▶ _Problem statement_
Starting at the first line of the data, print each line verbatim up to and including the line bearing "const chart = echarts.init(document.getElementById('chart'))", omitting pictures.
··· Information provided ···
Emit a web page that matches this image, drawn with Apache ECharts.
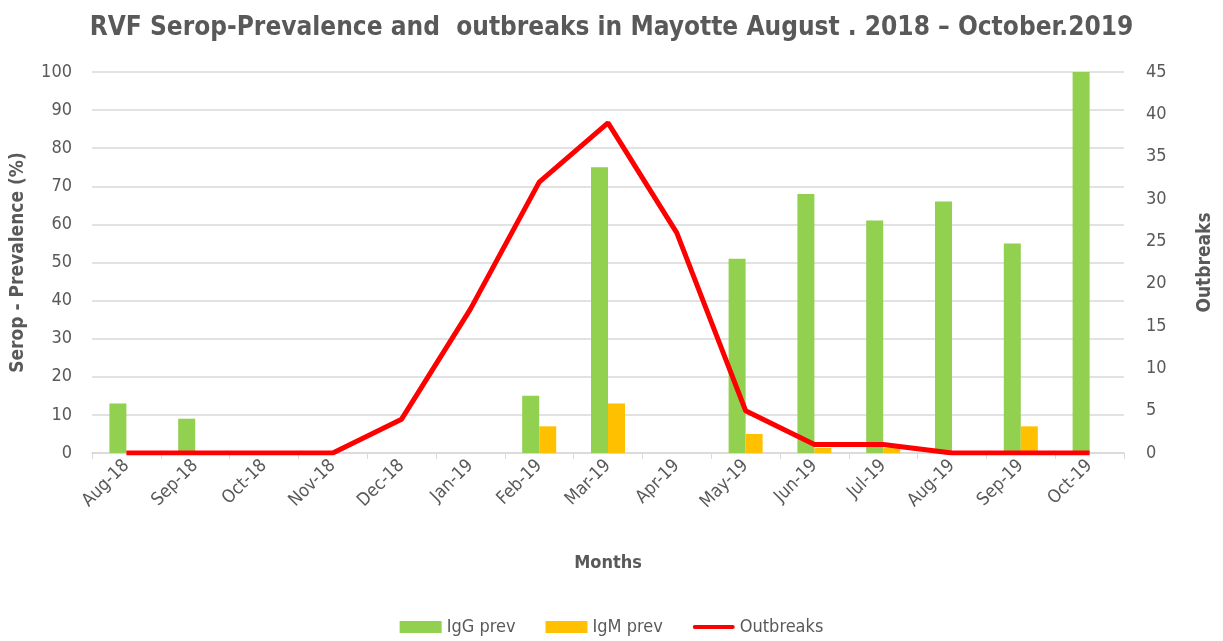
<!DOCTYPE html>
<html>
<head>
<meta charset="utf-8">
<script src="https://cdn.jsdelivr.net/npm/echarts@6/dist/echarts.min.js"></script>
<style>
  html, body { margin: 0; padding: 0; background: #fff; }
  #chart { width: 1223px; height: 641px; }
</style>
</head>
<body>
<div id="chart"></div>
<script>
// data
const months = ['Aug-18', 'Sep-18', 'Oct-18', 'Nov-18', 'Dec-18', 'Jan-19', 'Feb-19', 'Mar-19',
  'Apr-19', 'May-19', 'Jun-19', 'Jul-19', 'Aug-19', 'Sep-19', 'Oct-19']
const iggPrev = [13, 9, null, null, null, null, 15, 75, null, 51, 68, 61, 66, 55, 100]
const igmPrev = [null, null, null, null, null, null, 7, 13, null, 5, 1.3, 1.3, null, 7, null]
const outbreaks = [0, 0, 0, 0, 4, 17, 32, 39, 26, 5, 1, 1, 0, 0, 0]

const textColor = '#595959'
const font = '"DejaVu Sans Condensed", "Open Sans", sans-serif'

const chart = echarts.init(document.getElementById('chart'))

chart.setOption({
  animation: false,
  textStyle: { fontFamily: font },
  title: {
    text: 'RVF Serop-Prevalence and  outbreaks in Mayotte August . 2018 \u2013 October.2019',
    left: 'center',
    top: 10,
    textStyle: { fontFamily: font, fontSize: 26, fontWeight: 'bold', color: textColor }
  },
  legend: {
    bottom: 0,
    left: 'center',
    itemGap: 30,
    itemWidth: 42,
    itemHeight: 12,
    textStyle: { fontFamily: font, fontSize: 18, color: textColor },
    data: [
      { name: 'IgG prev', icon: 'rect' },
      { name: 'IgM prev', icon: 'rect' },
      { name: 'Outbreaks', icon: 'path://M2,0 L40,0 A2,2 0 0 1 40,4 L2,4 A2,2 0 0 1 2,0 Z' }
    ]
  },
  grid: { left: 92, right: 97, top: 72, bottom: 188 },
  xAxis: {
    type: 'category',
    data: months,
    name: 'Months',
    nameLocation: 'middle',
    nameGap: 101,
    nameTextStyle: { fontFamily: font, fontSize: 18, fontWeight: 'bold', color: textColor },
    axisLine: { lineStyle: { color: '#d9d9d9', width: 1.5 } },
    axisTick: { show: true, length: 6, lineStyle: { color: '#d9d9d9' } },
    axisLabel: { rotate: 45, fontSize: 18, color: textColor, margin: 10 }
  },
  yAxis: [
    {
      type: 'value',
      min: 0,
      max: 100,
      interval: 10,
      name: 'Serop - Prevalence (%)',
      nameLocation: 'middle',
      nameGap: 64,
      nameTextStyle: { fontFamily: font, fontSize: 19, fontWeight: 'bold', color: textColor },
      axisLine: { show: false },
      axisTick: { show: false },
      axisLabel: { fontSize: 18, color: textColor, margin: 20 },
      splitLine: { lineStyle: { color: '#d9d9d9', width: 1.5 } }
    },
    {
      type: 'value',
      min: 0,
      max: 45,
      interval: 5,
      position: 'right',
      name: 'Outbreaks',
      nameLocation: 'middle',
      nameRotate: 90,
      nameGap: 72,
      nameTextStyle: { fontFamily: font, fontSize: 19, fontWeight: 'bold', color: textColor },
      axisLine: { show: false },
      axisTick: { show: false },
      axisLabel: { fontSize: 18, color: textColor, margin: 22 },
      splitLine: { show: false }
    }
  ],
  series: [
    {
      name: 'IgG prev',
      type: 'bar',
      data: iggPrev,
      barWidth: 17,
      barGap: '0%',
      itemStyle: { color: '#92d050' }
    },
    {
      name: 'IgM prev',
      type: 'bar',
      data: igmPrev,
      barWidth: 17,
      itemStyle: { color: '#ffc000' }
    },
    {
      name: 'Outbreaks',
      type: 'line',
      yAxisIndex: 1,
      data: outbreaks,
      symbol: 'none',
      lineStyle: { color: '#ff0000', width: 5 },
      itemStyle: { color: '#ff0000' }
    }
  ]
})
</script>
</body>
</html>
···
▶ _Expected answer_
Emit a web page that matches this image, drawn with Apache ECharts.
<!DOCTYPE html>
<html>
<head>
<meta charset="utf-8">
<script src="https://cdn.jsdelivr.net/npm/echarts@6/dist/echarts.min.js"></script>
<style>
  html, body { margin: 0; padding: 0; background: #fff; }
  #chart { width: 1223px; height: 641px; }
</style>
</head>
<body>
<div id="chart"></div>
<script>
// data
const months = ['Aug-18', 'Sep-18', 'Oct-18', 'Nov-18', 'Dec-18', 'Jan-19', 'Feb-19', 'Mar-19',
  'Apr-19', 'May-19', 'Jun-19', 'Jul-19', 'Aug-19', 'Sep-19', 'Oct-19']
const iggPrev = [13, 9, null, null, null, null, 15, 75, null, 51, 68, 61, 66, 55, 100]
const igmPrev = [null, null, null, null, null, null, 7, 13, null, 5, 1.3, 1.3, null, 7, null]
const outbreaks = [0, 0, 0, 0, 4, 17, 32, 39, 26, 5, 1, 1, 0, 0, 0]

const textColor = '#595959'
const font = '"DejaVu Sans Condensed", "Open Sans", sans-serif'

const chart = echarts.init(document.getElementById('chart'))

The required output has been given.